Retour à la vieille garde pour SAP après la démission de Shai Agassi
Shai Agassi n'a visiblement pas digéré la prolongation du mandat d'Henning Kagermann. Sa démission profite à Leo Apotheker, un ancien de la maison qui devient directement co-CEO. Les analystes craignent un essoufflement de la stratégie produit de SAP, maintenant que son charismatique leader est parti.
Les dents longues de Shai Agassi, qui se voyait déjà patron de SAP, se sont heurtées à un os. Hasso Plattner, fondateur de l'éditeur et président du Conseil d'administration, a demandé au directeur général (CEO) Henning Kagermann de rester en poste jusqu'en 2009, alors qu'il devait partir dès cette année. Shai Agassi a donc préféré annoncer son départ du groupe, un départ fixé au 1er avril.
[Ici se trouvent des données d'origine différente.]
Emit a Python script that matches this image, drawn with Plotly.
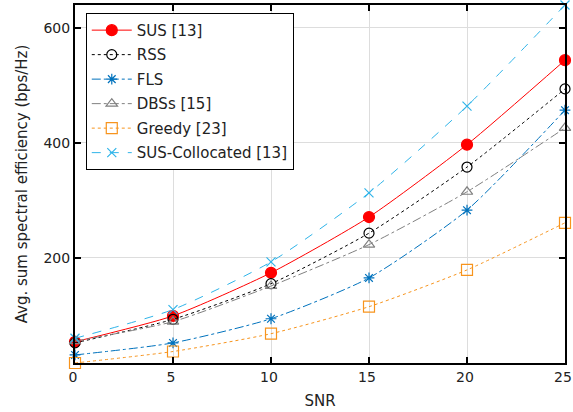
import plotly.graph_objects as go

snr = [0, 5, 10, 15, 20, 25]
sus = [54, 99, 174, 271, 397, 544]
rss = [52, 93, 155, 243, 358, 494]
fls = [31, 52, 94, 165, 283, 457]
dbss = [55, 89, 151, 223, 315, 426]
greedy = [17, 37, 68, 115, 179, 261]
sus_col = [60, 110, 193, 313, 464, 640]

x_ticks = [0, 5, 10, 15, 20, 25]
y_ticks = [200, 400, 600]

series = [
    ("SUS [13]", sus, "#FF0000", "solid", "circle", 11),
    ("RSS", rss, "#000000", "dot", "circle-open", 10),
    ("FLS", fls, "#0072BD", "dashdot", "asterisk-open", 9),
    ("DBSs [15]", dbss, "#808080", "dashdot", "triangle-up-open", 10),
    ("Greedy [23]", greedy, "#F7941D", "dot", "square-open", 11),
    ("SUS-Collocated [13]", sus_col, "#2FB4E9", "dash", "x-thin-open", 9),
]

fig = go.Figure()
for i, (name, ys, color, dash, sym, size) in enumerate(series):
    fig.add_trace(go.Scatter(
        x=snr, y=ys, name=name, mode="lines+markers", legendgroup=f"g{i}",
        line=dict(color=color, width=1, dash=dash, shape="spline", smoothing=0.6),
        marker=dict(symbol=sym, size=size, color=color,
                    line=dict(color=color, width=1.2)),
        cliponaxis=False,
    ))

axis_common = dict(
    showline=True, linecolor="black", linewidth=2, mirror="allticks",
    ticks="inside", ticklen=6, tickwidth=2, tickcolor="black",
    showgrid=True, gridcolor="#DDDDDD", gridwidth=1, zeroline=False,
    tickfont=dict(family="DejaVu Sans", size=14, color="#222"),
    ticklabeloverflow="allow", automargin=False,
)

fig.update_layout(
    width=573, height=412,
    margin=dict(l=75, r=8, t=5, b=49),
    paper_bgcolor="white", plot_bgcolor="white",
    font=dict(family="DejaVu Sans", size=15, color="#222"),
    xaxis=dict(range=[-0.0001, 25.0001], tickvals=x_ticks, ticklabelshift=-2,
               title=dict(text="SNR", font=dict(size=15), standoff=12),
               **axis_common),
    yaxis=dict(range=[17, 640], tickvals=y_ticks,
               title=dict(text="Avg. sum spectral efficiency (bps/Hz)", font=dict(size=15), standoff=12),
               **axis_common),
    legend=dict(x=0.022, y=0.978, xanchor="left", yanchor="top",
                bgcolor="white", bordercolor="black", borderwidth=1,
                font=dict(family="DejaVu Sans", size=15, color="#222"),
                tracegroupgap=2, itemwidth=40),
)

fig.write_html("out.html")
« J'avais partagé avec Shai mon plan, explique Hasso Plattner. Il devait succéder à Henning Kagermann en tant que co-CEO de SAP. Avec l'extension à 2009 du contrat d'Henning, il est devenu évident que cela ne plaisait pas à Shai de consacrer [à SAP] une période de 10 à 15 ans, cela ne coïncidait pas avec son plan de carrière. »
Intervenant dans une conférence de presse téléphonique afin de préciser ce communiqué, Hasso Plattner a ajouté : « Il [Shai Agassi] m'a dit que ce n'était pas la dernière chose qu'il comptait faire dans sa vie. » Néanmoins, les deux se seraient quittés en bons termes, Shai Agassi disant qu'il se consacrerait à des projets personnels en rapport avec les problèmes d'environnement, les sources d'énergie renouvelable et le futur d'Israël (son pays natal), et Hasso Plattner expliquant combien la société lui était redevable.
Agassi à la tête du développement technologique dès 2003
De fait, c'est Shai Agassi qui, en tant que président du Product & Technology Group de SAP, a élaboré et mené la stratégie de transformation du groupe. Sous son impulsion, SAP est passé d'un éditeur de progiciel à la structure monolithique à un éditeur d'une solution respectant les principes d'une architecture orientée services (SOA, ou ESA, Enterprise services architecture, dans le jargon SAP).
Shai Agassi est entré chez SAP à l'occasion du rachat de sa société TopTier en 2001, un éditeur d'outils de création de portails. Il a rapidement monté les échelons, Hasso Plattner lui abandonnant dès 2003 son dernier rôle opérationnel dans SAP : la direction du développement technologique. C'est donc Shai Agassi qui a piloté l'élaboration de Netweaver, la plateforme middleware qui sert aujourd'hui de socle technologique à l'offre SAP. C'est également lui, jeune et brillant orateur, qui a parcouru le monde pour expliquer ce changement de stratégie afin d'inciter les clients et les partenaires à s'engager de nouveau avec SAP.
Outre Netweaver, c'est lui aussi, plus récemment, qui a porté la stratégie On Demand, de fourniture d'applications en ligne, rappelle Denis Pombriant, analyste principal de Beagle Research. « Ces deux éléments sont absolument critiques pour le succès de SAP, dit-il. S'il n'est pas là pour pousser ces initiatives, je me demande si quelqu'un d'autre pourra le faire. »
Leo Apotheker devient co-CEO immédiatement
Le pire qui puisse arriver, indique de son côté David Bradshaw, analyste principal chez Ovum, est que Shai Agassi décide maintenant de s'impliquer chez un concurrent : « Interrogé afin de savoir si le contrat de Shai Agassi contenait une clause de non-concurrence, Hasso Plattner a fait une réponse qui semble vouloir dire qu'il n'y en a pas. » En revanche, le fondateur de SAP a insisté sur le fait que Shai Agassi conservait un bureau dans les locaux de R&D du groupe à Palo Alto, et serait dorénavant « consultant spécial » pour le conseil de surveillance.
Le départ de Shai Agassi profite en tout cas à Leo Apotheker, président du groupe 'solutions & opérations clients' qui devait devenir co-CEO avec Shai Agassi. Il est immédiatement nommé CEO adjoint, en charge du marketing, des PME, et de la politique envers les partenaires. Henning Kagermann dirigera les équipes de développement du logiciel (Netweaver, CRM, Business Suite...). Pour Denis Pombriant, « on dirait que la nouvelle garde se fait mettre dehors par la vieille garde ».